-- Source data start --

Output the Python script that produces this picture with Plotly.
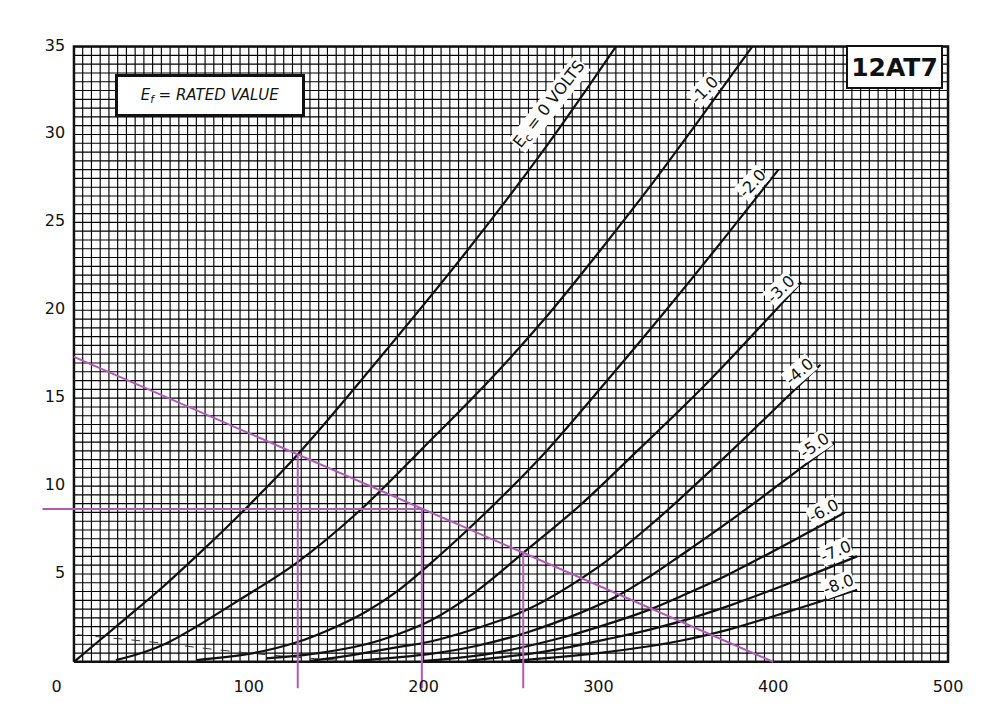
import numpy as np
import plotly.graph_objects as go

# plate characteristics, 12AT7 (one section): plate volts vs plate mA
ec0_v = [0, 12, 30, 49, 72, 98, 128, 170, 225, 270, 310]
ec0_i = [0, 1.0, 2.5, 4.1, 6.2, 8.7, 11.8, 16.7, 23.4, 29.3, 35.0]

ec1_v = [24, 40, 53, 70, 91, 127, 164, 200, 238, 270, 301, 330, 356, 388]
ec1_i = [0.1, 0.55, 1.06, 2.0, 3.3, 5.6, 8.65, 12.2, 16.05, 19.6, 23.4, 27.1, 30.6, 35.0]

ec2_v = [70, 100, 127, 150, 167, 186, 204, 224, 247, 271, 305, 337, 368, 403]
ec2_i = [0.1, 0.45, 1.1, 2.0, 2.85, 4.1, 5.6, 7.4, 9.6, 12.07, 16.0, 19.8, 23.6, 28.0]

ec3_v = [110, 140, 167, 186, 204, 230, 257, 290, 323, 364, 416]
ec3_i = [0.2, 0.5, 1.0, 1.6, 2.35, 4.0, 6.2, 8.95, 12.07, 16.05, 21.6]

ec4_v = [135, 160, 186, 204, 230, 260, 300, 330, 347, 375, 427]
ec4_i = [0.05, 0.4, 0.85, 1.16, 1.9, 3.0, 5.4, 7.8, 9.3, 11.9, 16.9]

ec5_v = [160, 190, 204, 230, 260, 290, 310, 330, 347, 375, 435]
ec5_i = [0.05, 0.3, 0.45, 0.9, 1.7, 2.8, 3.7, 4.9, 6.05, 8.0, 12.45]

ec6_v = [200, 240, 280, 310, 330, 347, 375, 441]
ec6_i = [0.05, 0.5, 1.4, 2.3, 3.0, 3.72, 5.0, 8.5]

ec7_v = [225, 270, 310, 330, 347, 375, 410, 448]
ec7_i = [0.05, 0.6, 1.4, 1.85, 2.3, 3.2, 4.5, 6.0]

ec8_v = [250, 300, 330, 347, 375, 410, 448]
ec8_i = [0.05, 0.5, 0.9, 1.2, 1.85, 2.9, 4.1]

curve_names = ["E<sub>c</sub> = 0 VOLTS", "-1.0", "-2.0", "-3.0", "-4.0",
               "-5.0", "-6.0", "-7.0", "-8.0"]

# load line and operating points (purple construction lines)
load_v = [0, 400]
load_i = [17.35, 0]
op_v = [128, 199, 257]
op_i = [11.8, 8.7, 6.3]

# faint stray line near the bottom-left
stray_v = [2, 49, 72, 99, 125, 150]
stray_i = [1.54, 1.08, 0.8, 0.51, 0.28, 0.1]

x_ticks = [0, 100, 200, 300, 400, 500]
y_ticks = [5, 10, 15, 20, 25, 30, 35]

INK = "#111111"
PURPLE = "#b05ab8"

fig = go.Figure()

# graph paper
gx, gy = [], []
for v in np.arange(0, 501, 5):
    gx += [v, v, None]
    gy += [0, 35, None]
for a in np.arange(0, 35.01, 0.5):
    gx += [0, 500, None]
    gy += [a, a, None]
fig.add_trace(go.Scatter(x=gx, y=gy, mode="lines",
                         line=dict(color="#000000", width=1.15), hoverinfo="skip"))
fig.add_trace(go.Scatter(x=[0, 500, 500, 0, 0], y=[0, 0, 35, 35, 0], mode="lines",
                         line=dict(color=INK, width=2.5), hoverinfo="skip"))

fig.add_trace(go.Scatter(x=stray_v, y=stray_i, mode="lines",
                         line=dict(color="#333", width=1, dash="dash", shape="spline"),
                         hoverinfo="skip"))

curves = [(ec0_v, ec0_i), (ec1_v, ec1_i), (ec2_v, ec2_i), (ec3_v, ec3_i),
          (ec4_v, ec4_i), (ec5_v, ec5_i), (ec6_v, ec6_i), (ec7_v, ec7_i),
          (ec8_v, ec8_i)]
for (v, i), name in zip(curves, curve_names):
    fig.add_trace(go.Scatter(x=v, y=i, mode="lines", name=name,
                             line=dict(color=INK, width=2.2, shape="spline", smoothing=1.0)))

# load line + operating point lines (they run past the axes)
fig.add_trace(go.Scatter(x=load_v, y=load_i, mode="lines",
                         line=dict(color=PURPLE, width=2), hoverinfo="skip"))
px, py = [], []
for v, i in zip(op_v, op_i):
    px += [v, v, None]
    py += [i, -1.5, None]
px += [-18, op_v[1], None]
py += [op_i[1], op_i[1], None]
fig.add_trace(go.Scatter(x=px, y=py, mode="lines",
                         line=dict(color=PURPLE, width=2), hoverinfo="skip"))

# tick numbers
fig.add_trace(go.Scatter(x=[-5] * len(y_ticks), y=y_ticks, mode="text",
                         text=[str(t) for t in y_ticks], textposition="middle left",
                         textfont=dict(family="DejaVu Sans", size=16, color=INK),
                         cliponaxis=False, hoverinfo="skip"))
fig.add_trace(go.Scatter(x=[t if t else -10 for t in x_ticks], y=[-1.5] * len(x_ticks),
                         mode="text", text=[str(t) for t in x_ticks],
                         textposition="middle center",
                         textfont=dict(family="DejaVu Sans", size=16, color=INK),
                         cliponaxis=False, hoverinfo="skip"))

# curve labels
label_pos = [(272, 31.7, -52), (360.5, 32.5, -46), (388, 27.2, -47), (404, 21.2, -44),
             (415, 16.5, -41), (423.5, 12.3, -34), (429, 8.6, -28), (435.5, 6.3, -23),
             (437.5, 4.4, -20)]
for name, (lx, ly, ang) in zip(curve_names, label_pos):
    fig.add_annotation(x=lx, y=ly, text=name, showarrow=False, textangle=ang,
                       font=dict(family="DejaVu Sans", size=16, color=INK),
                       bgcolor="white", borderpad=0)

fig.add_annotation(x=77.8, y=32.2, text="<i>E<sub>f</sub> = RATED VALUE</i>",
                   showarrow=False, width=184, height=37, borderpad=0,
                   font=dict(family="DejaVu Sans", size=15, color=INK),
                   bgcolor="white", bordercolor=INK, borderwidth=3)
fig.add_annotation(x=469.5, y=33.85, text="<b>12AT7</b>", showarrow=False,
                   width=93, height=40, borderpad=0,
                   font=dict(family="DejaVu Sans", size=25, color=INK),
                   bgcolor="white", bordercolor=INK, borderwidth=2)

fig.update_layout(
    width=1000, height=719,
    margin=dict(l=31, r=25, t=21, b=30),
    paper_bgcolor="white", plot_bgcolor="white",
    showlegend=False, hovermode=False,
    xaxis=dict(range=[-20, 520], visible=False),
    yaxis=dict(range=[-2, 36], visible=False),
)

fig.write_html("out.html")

-- Source data end --

**Given exercise**
Write down every line from the opening of the listing to the line with "y_ticks = [5, 10, 15, 20, 25, 30, 35]", both included, and nothing else; the pictures are omitted.

**Completed exercise**
Output the Python script that produces this picture with Plotly.
import numpy as np
import plotly.graph_objects as go

# plate characteristics, 12AT7 (one section): plate volts vs plate mA
ec0_v = [0, 12, 30, 49, 72, 98, 128, 170, 225, 270, 310]
ec0_i = [0, 1.0, 2.5, 4.1, 6.2, 8.7, 11.8, 16.7, 23.4, 29.3, 35.0]

ec1_v = [24, 40, 53, 70, 91, 127, 164, 200, 238, 270, 301, 330, 356, 388]
ec1_i = [0.1, 0.55, 1.06, 2.0, 3.3, 5.6, 8.65, 12.2, 16.05, 19.6, 23.4, 27.1, 30.6, 35.0]

ec2_v = [70, 100, 127, 150, 167, 186, 204, 224, 247, 271, 305, 337, 368, 403]
ec2_i = [0.1, 0.45, 1.1, 2.0, 2.85, 4.1, 5.6, 7.4, 9.6, 12.07, 16.0, 19.8, 23.6, 28.0]

ec3_v = [110, 140, 167, 186, 204, 230, 257, 290, 323, 364, 416]
ec3_i = [0.2, 0.5, 1.0, 1.6, 2.35, 4.0, 6.2, 8.95, 12.07, 16.05, 21.6]

ec4_v = [135, 160, 186, 204, 230, 260, 300, 330, 347, 375, 427]
ec4_i = [0.05, 0.4, 0.85, 1.16, 1.9, 3.0, 5.4, 7.8, 9.3, 11.9, 16.9]

ec5_v = [160, 190, 204, 230, 260, 290, 310, 330, 347, 375, 435]
ec5_i = [0.05, 0.3, 0.45, 0.9, 1.7, 2.8, 3.7, 4.9, 6.05, 8.0, 12.45]

ec6_v = [200, 240, 280, 310, 330, 347, 375, 441]
ec6_i = [0.05, 0.5, 1.4, 2.3, 3.0, 3.72, 5.0, 8.5]

ec7_v = [225, 270, 310, 330, 347, 375, 410, 448]
ec7_i = [0.05, 0.6, 1.4, 1.85, 2.3, 3.2, 4.5, 6.0]

ec8_v = [250, 300, 330, 347, 375, 410, 448]
ec8_i = [0.05, 0.5, 0.9, 1.2, 1.85, 2.9, 4.1]

curve_names = ["E<sub>c</sub> = 0 VOLTS", "-1.0", "-2.0", "-3.0", "-4.0",
               "-5.0", "-6.0", "-7.0", "-8.0"]

# load line and operating points (purple construction lines)
load_v = [0, 400]
load_i = [17.35, 0]
op_v = [128, 199, 257]
op_i = [11.8, 8.7, 6.3]

# faint stray line near the bottom-left
stray_v = [2, 49, 72, 99, 125, 150]
stray_i = [1.54, 1.08, 0.8, 0.51, 0.28, 0.1]

x_ticks = [0, 100, 200, 300, 400, 500]
y_ticks = [5, 10, 15, 20, 25, 30, 35]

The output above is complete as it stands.